------ GIVEN DATA ------

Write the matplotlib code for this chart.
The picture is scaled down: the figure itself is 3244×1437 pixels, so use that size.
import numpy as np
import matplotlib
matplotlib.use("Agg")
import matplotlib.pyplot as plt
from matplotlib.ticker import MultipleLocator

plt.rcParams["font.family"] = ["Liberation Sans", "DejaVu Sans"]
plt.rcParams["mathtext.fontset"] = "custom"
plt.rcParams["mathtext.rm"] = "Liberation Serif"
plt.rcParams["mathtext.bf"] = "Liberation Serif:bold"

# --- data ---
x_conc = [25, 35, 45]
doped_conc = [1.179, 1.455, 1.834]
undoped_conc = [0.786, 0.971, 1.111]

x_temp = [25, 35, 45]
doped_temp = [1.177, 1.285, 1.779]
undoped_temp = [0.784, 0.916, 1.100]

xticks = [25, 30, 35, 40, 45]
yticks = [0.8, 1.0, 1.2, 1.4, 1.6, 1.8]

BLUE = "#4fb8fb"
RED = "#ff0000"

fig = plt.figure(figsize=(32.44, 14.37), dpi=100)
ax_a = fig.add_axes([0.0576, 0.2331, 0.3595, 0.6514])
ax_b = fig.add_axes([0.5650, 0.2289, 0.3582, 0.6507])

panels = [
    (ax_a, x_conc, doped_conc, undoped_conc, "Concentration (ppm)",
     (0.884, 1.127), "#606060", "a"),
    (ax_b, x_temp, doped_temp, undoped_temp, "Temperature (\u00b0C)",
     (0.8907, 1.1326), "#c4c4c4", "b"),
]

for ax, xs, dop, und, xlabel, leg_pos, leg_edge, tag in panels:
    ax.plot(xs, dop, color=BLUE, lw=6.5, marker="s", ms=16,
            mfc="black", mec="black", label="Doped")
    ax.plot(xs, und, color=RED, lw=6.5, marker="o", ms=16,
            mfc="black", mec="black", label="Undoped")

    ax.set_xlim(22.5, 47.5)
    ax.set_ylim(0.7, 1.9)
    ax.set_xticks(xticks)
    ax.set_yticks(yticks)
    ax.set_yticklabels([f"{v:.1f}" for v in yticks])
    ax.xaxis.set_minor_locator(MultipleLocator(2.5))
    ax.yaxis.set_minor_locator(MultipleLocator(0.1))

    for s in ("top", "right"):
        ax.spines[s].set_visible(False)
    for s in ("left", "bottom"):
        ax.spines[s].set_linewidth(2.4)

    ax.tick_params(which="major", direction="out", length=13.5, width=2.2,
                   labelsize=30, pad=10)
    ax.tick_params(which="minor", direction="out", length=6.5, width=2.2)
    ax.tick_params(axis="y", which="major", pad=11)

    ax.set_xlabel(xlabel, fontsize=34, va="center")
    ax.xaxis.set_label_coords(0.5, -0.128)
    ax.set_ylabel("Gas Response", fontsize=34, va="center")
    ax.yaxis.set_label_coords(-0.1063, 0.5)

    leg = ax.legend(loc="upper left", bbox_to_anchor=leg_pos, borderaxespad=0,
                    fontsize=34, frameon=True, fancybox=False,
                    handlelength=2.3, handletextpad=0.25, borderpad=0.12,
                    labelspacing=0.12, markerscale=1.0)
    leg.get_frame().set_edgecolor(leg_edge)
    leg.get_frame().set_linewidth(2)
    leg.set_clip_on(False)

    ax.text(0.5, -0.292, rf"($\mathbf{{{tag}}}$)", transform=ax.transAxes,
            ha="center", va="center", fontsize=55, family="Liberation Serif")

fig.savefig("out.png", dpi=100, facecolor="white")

------

**REQUIREMENT:** Your task is to output all of the data above word for word.

**SOLVED EXERCISE:**
Write the matplotlib code for this chart.
The picture is scaled down: the figure itself is 3244×1437 pixels, so use that size.
import numpy as np
import matplotlib
matplotlib.use("Agg")
import matplotlib.pyplot as plt
from matplotlib.ticker import MultipleLocator

plt.rcParams["font.family"] = ["Liberation Sans", "DejaVu Sans"]
plt.rcParams["mathtext.fontset"] = "custom"
plt.rcParams["mathtext.rm"] = "Liberation Serif"
plt.rcParams["mathtext.bf"] = "Liberation Serif:bold"

# --- data ---
x_conc = [25, 35, 45]
doped_conc = [1.179, 1.455, 1.834]
undoped_conc = [0.786, 0.971, 1.111]

x_temp = [25, 35, 45]
doped_temp = [1.177, 1.285, 1.779]
undoped_temp = [0.784, 0.916, 1.100]

xticks = [25, 30, 35, 40, 45]
yticks = [0.8, 1.0, 1.2, 1.4, 1.6, 1.8]

BLUE = "#4fb8fb"
RED = "#ff0000"

fig = plt.figure(figsize=(32.44, 14.37), dpi=100)
ax_a = fig.add_axes([0.0576, 0.2331, 0.3595, 0.6514])
ax_b = fig.add_axes([0.5650, 0.2289, 0.3582, 0.6507])

panels = [
    (ax_a, x_conc, doped_conc, undoped_conc, "Concentration (ppm)",
     (0.884, 1.127), "#606060", "a"),
    (ax_b, x_temp, doped_temp, undoped_temp, "Temperature (\u00b0C)",
     (0.8907, 1.1326), "#c4c4c4", "b"),
]

for ax, xs, dop, und, xlabel, leg_pos, leg_edge, tag in panels:
    ax.plot(xs, dop, color=BLUE, lw=6.5, marker="s", ms=16,
            mfc="black", mec="black", label="Doped")
    ax.plot(xs, und, color=RED, lw=6.5, marker="o", ms=16,
            mfc="black", mec="black", label="Undoped")

    ax.set_xlim(22.5, 47.5)
    ax.set_ylim(0.7, 1.9)
    ax.set_xticks(xticks)
    ax.set_yticks(yticks)
    ax.set_yticklabels([f"{v:.1f}" for v in yticks])
    ax.xaxis.set_minor_locator(MultipleLocator(2.5))
    ax.yaxis.set_minor_locator(MultipleLocator(0.1))

    for s in ("top", "right"):
        ax.spines[s].set_visible(False)
    for s in ("left", "bottom"):
        ax.spines[s].set_linewidth(2.4)

    ax.tick_params(which="major", direction="out", length=13.5, width=2.2,
                   labelsize=30, pad=10)
    ax.tick_params(which="minor", direction="out", length=6.5, width=2.2)
    ax.tick_params(axis="y", which="major", pad=11)

    ax.set_xlabel(xlabel, fontsize=34, va="center")
    ax.xaxis.set_label_coords(0.5, -0.128)
    ax.set_ylabel("Gas Response", fontsize=34, va="center")
    ax.yaxis.set_label_coords(-0.1063, 0.5)

    leg = ax.legend(loc="upper left", bbox_to_anchor=leg_pos, borderaxespad=0,
                    fontsize=34, frameon=True, fancybox=False,
                    handlelength=2.3, handletextpad=0.25, borderpad=0.12,
                    labelspacing=0.12, markerscale=1.0)
    leg.get_frame().set_edgecolor(leg_edge)
    leg.get_frame().set_linewidth(2)
    leg.set_clip_on(False)

    ax.text(0.5, -0.292, rf"($\mathbf{{{tag}}}$)", transform=ax.transAxes,
            ha="center", va="center", fontsize=55, family="Liberation Serif")

fig.savefig("out.png", dpi=100, facecolor="white")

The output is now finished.